**DATA LINES:**
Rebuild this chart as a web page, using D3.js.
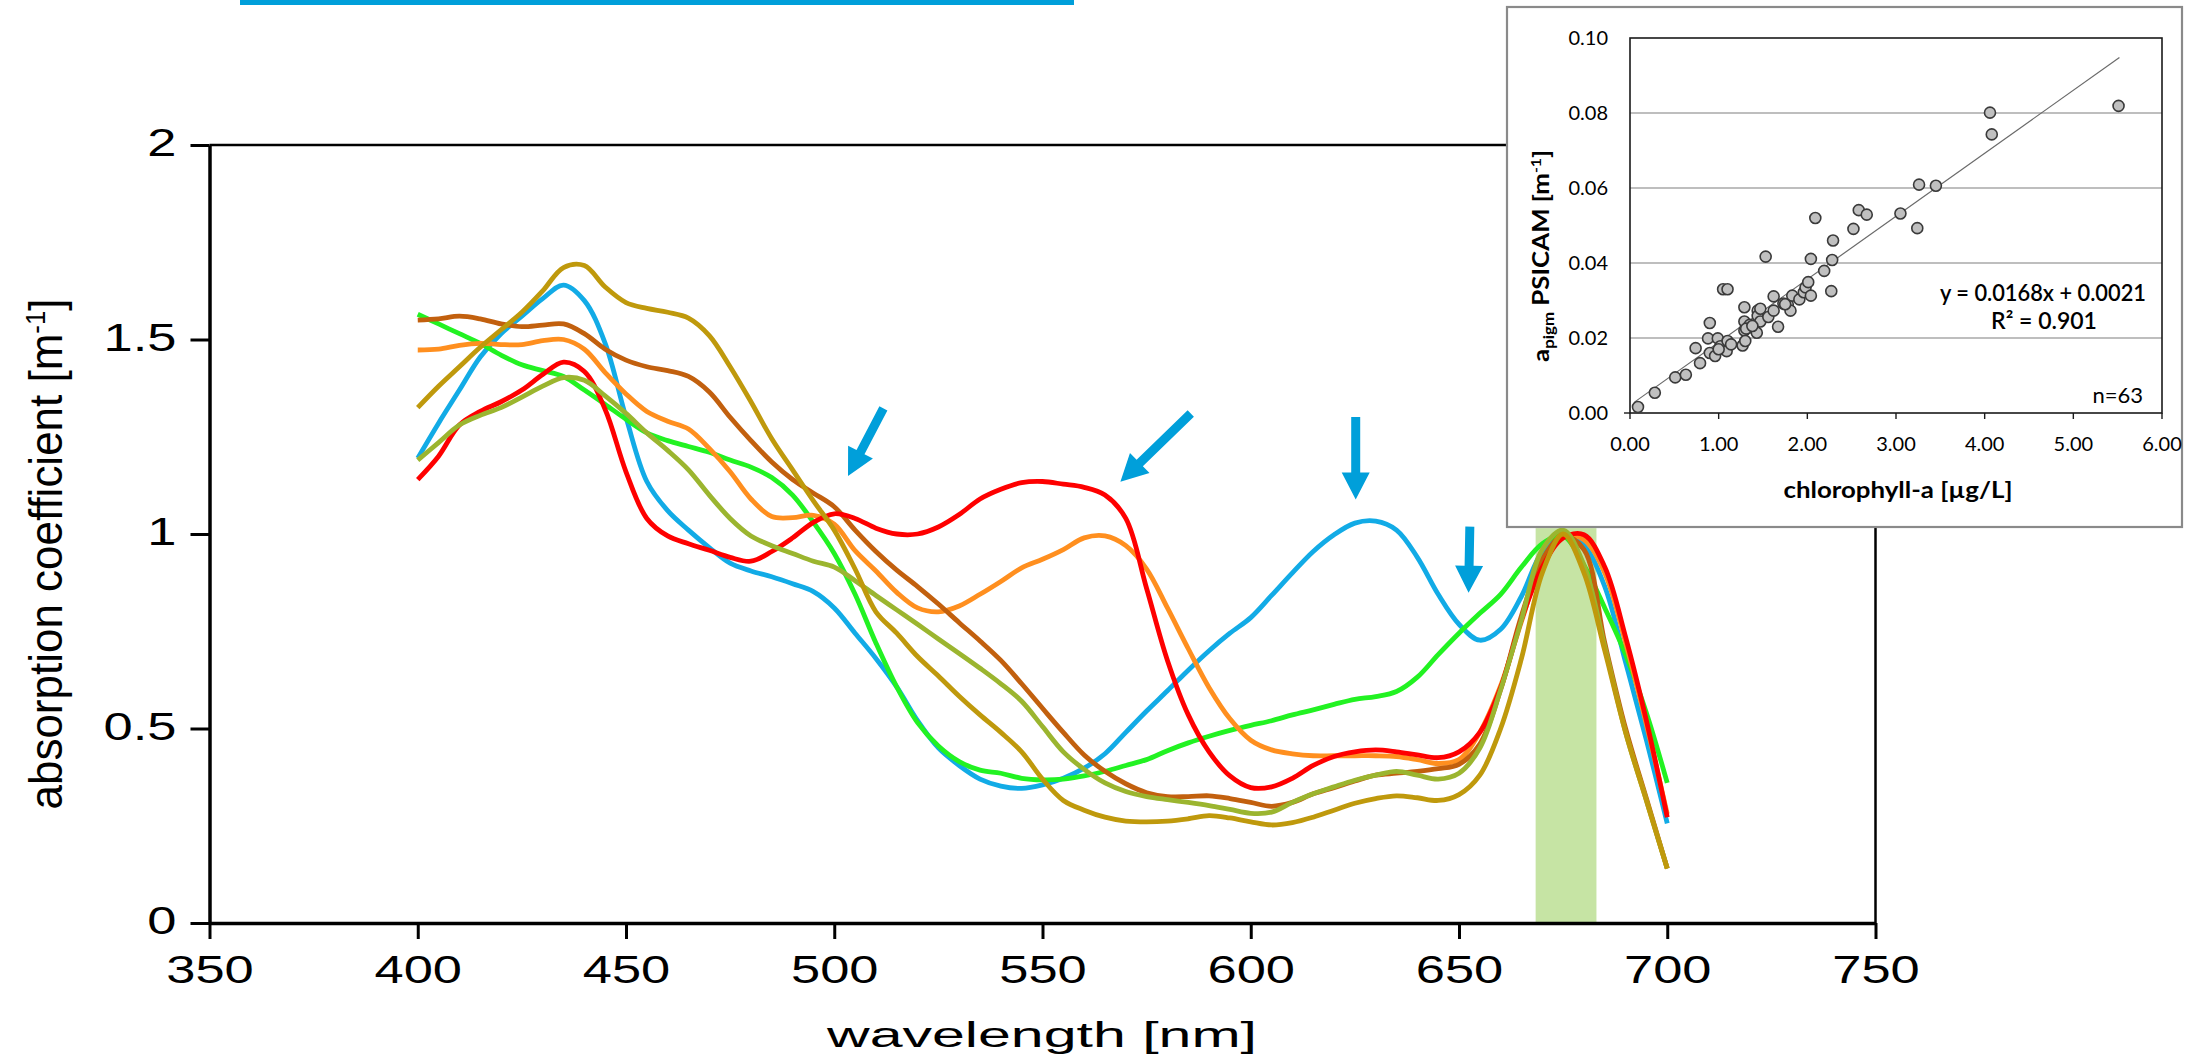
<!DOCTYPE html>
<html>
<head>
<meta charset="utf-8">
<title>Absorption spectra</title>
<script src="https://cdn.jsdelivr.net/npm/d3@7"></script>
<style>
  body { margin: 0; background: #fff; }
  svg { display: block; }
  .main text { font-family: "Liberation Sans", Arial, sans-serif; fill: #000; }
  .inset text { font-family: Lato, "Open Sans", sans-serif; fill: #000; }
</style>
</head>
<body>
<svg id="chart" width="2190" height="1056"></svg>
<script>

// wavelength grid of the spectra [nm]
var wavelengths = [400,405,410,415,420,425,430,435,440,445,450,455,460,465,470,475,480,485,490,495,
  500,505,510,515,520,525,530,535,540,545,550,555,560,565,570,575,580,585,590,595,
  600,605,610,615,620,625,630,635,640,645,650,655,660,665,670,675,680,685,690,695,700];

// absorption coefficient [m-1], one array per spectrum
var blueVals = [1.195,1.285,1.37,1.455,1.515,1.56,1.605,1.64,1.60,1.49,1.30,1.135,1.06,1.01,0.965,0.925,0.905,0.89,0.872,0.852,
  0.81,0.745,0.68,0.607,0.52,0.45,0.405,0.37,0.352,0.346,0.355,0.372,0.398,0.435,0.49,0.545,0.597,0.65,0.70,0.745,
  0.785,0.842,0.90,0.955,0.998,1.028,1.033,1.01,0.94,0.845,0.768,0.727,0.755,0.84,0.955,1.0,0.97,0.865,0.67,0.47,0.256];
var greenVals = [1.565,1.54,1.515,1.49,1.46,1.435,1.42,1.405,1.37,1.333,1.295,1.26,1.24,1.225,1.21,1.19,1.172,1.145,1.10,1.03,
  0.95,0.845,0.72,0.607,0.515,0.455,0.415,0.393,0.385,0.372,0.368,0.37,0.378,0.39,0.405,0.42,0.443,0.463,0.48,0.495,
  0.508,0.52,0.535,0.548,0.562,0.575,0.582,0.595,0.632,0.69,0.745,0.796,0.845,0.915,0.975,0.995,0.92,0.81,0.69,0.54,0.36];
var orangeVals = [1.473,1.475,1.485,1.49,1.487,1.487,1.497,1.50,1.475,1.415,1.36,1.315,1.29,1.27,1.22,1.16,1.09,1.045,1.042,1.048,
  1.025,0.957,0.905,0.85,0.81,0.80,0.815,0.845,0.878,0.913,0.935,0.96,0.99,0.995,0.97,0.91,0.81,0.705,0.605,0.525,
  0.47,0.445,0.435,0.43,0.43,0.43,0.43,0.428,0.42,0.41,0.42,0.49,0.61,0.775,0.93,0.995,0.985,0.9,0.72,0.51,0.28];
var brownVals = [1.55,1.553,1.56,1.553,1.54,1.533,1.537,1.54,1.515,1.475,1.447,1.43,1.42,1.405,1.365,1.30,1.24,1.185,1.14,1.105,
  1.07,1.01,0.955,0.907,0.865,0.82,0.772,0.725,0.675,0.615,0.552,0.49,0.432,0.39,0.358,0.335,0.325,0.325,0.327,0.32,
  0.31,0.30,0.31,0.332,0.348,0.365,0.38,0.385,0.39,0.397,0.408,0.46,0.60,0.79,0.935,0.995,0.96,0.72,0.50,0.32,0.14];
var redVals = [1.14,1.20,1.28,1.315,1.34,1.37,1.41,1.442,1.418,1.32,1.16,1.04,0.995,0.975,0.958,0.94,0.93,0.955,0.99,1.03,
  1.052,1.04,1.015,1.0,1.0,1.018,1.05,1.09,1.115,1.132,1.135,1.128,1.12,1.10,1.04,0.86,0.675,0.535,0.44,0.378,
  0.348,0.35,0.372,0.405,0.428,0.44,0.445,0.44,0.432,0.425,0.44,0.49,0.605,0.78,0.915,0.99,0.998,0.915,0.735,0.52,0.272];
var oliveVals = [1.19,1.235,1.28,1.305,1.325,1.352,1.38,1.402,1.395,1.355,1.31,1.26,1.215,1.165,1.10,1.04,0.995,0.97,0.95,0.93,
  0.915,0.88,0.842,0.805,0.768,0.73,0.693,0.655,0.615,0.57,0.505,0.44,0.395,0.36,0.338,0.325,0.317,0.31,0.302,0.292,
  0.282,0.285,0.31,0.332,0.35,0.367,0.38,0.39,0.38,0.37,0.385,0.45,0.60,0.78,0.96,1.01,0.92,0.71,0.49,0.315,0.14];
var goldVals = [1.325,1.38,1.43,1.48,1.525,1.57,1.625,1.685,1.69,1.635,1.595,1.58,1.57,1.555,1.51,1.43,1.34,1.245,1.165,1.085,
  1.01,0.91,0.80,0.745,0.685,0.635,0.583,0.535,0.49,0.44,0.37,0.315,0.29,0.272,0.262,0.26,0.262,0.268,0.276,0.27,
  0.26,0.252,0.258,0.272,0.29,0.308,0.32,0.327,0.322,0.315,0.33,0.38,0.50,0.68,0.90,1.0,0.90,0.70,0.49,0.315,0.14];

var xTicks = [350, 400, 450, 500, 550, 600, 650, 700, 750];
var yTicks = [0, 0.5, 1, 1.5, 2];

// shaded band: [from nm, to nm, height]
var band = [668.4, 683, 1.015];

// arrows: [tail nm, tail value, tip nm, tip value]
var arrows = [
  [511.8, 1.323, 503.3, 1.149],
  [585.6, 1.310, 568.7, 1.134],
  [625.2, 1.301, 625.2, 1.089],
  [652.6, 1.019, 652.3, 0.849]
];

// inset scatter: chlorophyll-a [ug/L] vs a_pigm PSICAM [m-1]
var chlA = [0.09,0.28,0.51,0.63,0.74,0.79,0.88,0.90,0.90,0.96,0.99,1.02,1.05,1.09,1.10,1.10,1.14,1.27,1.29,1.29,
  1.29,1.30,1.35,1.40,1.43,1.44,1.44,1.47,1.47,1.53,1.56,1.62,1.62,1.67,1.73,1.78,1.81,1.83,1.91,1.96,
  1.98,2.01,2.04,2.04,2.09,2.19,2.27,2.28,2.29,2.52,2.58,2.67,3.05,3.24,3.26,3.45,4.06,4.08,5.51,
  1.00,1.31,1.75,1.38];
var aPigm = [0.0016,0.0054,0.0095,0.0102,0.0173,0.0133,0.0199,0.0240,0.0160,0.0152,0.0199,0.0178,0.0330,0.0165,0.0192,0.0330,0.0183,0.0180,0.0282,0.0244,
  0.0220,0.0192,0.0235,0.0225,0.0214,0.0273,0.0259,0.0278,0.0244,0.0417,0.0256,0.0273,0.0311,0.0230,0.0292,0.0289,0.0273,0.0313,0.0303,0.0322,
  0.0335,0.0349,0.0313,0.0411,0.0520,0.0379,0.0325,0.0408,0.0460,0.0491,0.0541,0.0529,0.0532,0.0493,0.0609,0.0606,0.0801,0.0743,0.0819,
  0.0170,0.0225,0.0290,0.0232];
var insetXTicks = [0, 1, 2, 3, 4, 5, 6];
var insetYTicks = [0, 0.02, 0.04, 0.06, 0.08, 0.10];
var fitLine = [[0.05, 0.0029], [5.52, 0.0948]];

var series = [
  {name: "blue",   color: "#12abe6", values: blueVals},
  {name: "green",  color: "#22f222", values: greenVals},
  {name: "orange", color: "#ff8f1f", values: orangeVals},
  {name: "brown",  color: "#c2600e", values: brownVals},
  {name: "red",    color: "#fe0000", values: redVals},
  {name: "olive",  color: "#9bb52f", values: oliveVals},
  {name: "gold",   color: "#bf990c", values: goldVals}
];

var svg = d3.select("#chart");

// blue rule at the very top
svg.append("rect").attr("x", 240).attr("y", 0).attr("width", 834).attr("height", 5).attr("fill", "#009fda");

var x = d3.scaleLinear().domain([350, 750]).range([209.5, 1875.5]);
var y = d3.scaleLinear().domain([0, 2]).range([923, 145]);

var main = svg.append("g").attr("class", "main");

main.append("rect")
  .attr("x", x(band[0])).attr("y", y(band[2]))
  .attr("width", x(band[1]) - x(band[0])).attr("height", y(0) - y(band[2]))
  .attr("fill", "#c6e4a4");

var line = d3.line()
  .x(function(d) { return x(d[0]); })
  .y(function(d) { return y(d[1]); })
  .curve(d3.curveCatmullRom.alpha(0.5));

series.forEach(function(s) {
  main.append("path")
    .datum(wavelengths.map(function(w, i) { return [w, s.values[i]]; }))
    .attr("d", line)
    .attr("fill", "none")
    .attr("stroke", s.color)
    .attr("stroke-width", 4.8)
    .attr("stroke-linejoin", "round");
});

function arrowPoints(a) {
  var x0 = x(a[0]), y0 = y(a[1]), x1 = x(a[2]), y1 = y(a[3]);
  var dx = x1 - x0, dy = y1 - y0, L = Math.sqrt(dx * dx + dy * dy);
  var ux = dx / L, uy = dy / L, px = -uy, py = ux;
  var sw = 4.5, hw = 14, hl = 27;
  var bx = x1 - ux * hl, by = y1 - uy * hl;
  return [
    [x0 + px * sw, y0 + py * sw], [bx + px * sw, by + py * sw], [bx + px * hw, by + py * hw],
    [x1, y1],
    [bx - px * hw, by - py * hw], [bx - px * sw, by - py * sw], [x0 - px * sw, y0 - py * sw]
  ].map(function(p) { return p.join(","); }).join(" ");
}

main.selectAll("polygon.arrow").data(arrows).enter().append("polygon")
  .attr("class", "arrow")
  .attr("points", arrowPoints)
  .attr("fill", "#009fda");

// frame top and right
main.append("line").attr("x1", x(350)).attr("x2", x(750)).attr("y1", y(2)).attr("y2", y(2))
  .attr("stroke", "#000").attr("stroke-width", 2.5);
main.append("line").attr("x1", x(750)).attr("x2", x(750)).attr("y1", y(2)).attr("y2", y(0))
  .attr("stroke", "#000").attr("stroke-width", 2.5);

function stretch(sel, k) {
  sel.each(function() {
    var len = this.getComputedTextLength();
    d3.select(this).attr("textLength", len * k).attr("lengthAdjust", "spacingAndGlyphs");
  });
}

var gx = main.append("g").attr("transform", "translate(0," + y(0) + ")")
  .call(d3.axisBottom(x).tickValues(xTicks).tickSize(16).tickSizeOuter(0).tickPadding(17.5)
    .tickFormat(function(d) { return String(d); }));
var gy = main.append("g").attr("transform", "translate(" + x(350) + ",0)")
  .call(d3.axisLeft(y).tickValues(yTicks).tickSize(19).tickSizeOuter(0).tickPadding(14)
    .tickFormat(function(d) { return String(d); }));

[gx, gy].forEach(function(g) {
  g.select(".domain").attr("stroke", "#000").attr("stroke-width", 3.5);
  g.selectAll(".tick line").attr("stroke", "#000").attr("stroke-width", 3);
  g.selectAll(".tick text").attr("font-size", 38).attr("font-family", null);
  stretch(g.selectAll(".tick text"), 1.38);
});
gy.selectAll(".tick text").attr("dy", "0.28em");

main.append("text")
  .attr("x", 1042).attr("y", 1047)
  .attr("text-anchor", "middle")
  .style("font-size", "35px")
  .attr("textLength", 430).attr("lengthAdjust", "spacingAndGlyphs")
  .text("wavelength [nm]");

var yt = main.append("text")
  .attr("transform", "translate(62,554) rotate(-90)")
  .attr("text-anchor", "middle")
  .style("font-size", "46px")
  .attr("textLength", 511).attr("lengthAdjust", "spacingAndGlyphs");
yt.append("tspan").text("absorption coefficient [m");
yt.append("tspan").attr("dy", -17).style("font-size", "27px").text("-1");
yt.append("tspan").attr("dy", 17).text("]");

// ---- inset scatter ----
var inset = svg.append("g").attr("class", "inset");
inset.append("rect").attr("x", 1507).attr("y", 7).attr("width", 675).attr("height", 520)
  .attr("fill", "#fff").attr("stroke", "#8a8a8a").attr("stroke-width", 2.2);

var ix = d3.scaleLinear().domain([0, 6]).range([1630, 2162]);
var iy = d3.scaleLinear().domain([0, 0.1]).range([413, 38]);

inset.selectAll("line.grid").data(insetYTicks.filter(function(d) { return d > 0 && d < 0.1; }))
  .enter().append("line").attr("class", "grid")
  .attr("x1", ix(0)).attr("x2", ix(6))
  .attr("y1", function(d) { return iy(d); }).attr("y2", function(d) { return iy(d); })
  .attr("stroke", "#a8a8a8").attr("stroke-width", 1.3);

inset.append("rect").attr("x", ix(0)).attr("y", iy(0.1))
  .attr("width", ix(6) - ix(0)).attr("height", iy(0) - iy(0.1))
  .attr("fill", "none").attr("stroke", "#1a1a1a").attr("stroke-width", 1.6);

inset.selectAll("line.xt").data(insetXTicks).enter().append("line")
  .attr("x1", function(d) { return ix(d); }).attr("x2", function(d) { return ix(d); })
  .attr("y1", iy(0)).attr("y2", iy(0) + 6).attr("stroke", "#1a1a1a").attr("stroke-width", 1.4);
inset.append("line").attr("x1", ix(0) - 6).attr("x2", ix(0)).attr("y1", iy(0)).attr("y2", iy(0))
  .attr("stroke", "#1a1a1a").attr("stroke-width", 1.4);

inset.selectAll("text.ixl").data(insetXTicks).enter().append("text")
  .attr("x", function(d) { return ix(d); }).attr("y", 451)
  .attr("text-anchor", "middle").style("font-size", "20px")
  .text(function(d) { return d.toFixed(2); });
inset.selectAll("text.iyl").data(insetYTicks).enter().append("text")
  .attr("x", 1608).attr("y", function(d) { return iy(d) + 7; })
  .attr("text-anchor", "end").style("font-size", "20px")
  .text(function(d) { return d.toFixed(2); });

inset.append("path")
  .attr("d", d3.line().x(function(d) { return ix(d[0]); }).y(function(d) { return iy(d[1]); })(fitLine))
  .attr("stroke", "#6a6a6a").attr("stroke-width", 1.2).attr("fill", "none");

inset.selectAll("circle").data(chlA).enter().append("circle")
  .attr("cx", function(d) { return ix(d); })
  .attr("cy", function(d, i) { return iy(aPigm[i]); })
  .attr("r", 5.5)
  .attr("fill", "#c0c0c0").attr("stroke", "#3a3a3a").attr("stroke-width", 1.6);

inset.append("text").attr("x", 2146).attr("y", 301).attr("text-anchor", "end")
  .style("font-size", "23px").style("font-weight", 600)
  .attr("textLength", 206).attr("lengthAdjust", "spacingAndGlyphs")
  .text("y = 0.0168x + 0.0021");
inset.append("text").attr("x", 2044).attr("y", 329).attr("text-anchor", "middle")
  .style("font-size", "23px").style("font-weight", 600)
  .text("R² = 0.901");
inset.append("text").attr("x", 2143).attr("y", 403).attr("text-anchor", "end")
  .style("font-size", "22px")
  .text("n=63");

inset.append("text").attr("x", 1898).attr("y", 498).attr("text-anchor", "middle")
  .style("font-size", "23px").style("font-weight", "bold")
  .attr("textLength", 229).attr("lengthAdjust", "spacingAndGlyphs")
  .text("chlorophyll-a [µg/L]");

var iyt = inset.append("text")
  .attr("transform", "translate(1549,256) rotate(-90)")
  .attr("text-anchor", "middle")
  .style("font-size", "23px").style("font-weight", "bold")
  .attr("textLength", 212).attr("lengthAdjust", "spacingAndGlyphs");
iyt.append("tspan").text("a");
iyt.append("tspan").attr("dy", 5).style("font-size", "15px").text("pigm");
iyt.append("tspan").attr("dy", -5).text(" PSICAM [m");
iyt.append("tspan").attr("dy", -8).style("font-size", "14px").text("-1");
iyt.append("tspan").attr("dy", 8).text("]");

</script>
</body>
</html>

**WORK TO BE COMPLETED:** Collect, from the material above, every line containing the word "chart".

**ANSWER TO THE TASK:**
Rebuild this chart as a web page, using D3.js.
<svg id="chart" width="2190" height="1056"></svg>
var svg = d3.select("#chart");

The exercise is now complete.